Records with drawing code:
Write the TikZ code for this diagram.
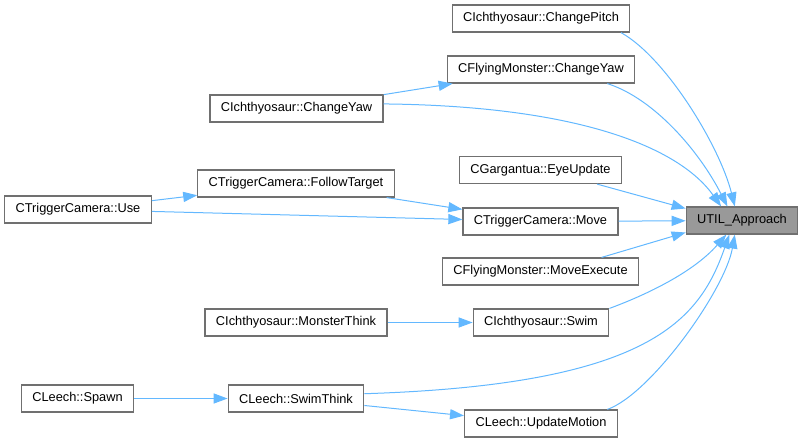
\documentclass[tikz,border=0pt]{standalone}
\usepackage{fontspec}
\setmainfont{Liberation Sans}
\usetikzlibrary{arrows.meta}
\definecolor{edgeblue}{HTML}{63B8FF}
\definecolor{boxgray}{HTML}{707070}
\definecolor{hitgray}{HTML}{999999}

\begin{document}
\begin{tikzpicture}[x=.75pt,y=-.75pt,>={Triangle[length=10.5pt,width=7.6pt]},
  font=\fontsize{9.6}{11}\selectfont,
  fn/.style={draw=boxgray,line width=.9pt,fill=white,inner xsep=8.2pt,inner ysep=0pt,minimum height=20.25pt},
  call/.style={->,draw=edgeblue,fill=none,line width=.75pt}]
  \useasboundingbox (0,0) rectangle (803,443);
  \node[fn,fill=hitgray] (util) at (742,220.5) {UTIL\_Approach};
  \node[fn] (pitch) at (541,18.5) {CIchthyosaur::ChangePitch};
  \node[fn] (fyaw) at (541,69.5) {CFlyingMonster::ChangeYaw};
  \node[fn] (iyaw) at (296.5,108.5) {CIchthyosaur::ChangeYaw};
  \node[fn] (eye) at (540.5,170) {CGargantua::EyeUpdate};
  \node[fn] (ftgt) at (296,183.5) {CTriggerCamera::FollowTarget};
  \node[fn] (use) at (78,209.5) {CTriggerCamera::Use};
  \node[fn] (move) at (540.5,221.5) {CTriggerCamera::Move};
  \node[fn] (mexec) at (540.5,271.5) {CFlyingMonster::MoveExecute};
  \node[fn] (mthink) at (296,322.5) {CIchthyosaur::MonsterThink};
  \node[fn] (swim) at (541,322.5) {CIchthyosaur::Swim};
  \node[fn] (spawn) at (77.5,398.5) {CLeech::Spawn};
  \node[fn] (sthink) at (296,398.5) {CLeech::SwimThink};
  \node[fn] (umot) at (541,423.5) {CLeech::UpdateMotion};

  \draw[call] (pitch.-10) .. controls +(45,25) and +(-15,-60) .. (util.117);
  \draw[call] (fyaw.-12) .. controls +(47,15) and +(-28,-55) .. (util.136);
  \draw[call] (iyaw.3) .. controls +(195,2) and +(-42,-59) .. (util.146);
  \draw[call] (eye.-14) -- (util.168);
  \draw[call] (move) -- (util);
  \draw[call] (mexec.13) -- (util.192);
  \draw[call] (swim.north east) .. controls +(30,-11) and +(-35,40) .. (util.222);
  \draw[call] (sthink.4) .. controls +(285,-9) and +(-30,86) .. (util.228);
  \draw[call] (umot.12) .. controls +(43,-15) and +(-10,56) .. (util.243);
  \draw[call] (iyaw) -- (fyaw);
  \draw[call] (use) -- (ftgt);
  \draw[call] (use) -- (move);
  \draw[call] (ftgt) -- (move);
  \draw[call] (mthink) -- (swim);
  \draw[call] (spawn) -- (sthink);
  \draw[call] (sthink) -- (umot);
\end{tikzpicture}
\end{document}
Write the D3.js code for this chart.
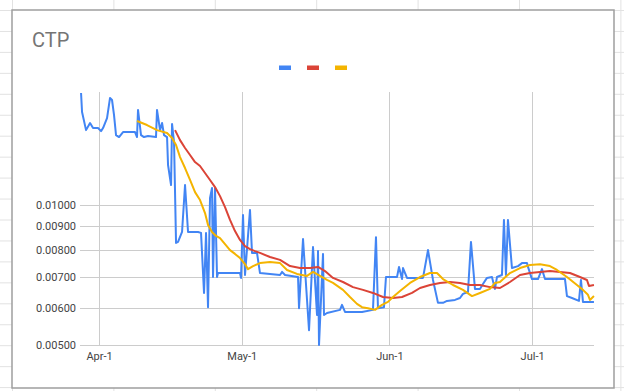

● What is required: Pictures in the records above are left out; print everything else exactly as written.

● Written response:
Write the TikZ code for this diagram.
\documentclass[tikz,border=0pt]{standalone}
\usepackage{fontspec}
\setmainfont{Liberation Sans}
\usetikzlibrary{arrows.meta}
\definecolor{edgeblue}{HTML}{63B8FF}
\definecolor{boxgray}{HTML}{707070}
\definecolor{hitgray}{HTML}{999999}

\begin{document}
\begin{tikzpicture}[x=.75pt,y=-.75pt,>={Triangle[length=10.5pt,width=7.6pt]},
  font=\fontsize{9.6}{11}\selectfont,
  fn/.style={draw=boxgray,line width=.9pt,fill=white,inner xsep=8.2pt,inner ysep=0pt,minimum height=20.25pt},
  call/.style={->,draw=edgeblue,fill=none,line width=.75pt}]
  \useasboundingbox (0,0) rectangle (803,443);
  \node[fn,fill=hitgray] (util) at (742,220.5) {UTIL\_Approach};
  \node[fn] (pitch) at (541,18.5) {CIchthyosaur::ChangePitch};
  \node[fn] (fyaw) at (541,69.5) {CFlyingMonster::ChangeYaw};
  \node[fn] (iyaw) at (296.5,108.5) {CIchthyosaur::ChangeYaw};
  \node[fn] (eye) at (540.5,170) {CGargantua::EyeUpdate};
  \node[fn] (ftgt) at (296,183.5) {CTriggerCamera::FollowTarget};
  \node[fn] (use) at (78,209.5) {CTriggerCamera::Use};
  \node[fn] (move) at (540.5,221.5) {CTriggerCamera::Move};
  \node[fn] (mexec) at (540.5,271.5) {CFlyingMonster::MoveExecute};
  \node[fn] (mthink) at (296,322.5) {CIchthyosaur::MonsterThink};
  \node[fn] (swim) at (541,322.5) {CIchthyosaur::Swim};
  \node[fn] (spawn) at (77.5,398.5) {CLeech::Spawn};
  \node[fn] (sthink) at (296,398.5) {CLeech::SwimThink};
  \node[fn] (umot) at (541,423.5) {CLeech::UpdateMotion};

  \draw[call] (pitch.-10) .. controls +(45,25) and +(-15,-60) .. (util.117);
  \draw[call] (fyaw.-12) .. controls +(47,15) and +(-28,-55) .. (util.136);
  \draw[call] (iyaw.3) .. controls +(195,2) and +(-42,-59) .. (util.146);
  \draw[call] (eye.-14) -- (util.168);
  \draw[call] (move) -- (util);
  \draw[call] (mexec.13) -- (util.192);
  \draw[call] (swim.north east) .. controls +(30,-11) and +(-35,40) .. (util.222);
  \draw[call] (sthink.4) .. controls +(285,-9) and +(-30,86) .. (util.228);
  \draw[call] (umot.12) .. controls +(43,-15) and +(-10,56) .. (util.243);
  \draw[call] (iyaw) -- (fyaw);
  \draw[call] (use) -- (ftgt);
  \draw[call] (use) -- (move);
  \draw[call] (ftgt) -- (move);
  \draw[call] (mthink) -- (swim);
  \draw[call] (spawn) -- (sthink);
  \draw[call] (sthink) -- (umot);
\end{tikzpicture}
\end{document}
Write the D3.js code for this chart.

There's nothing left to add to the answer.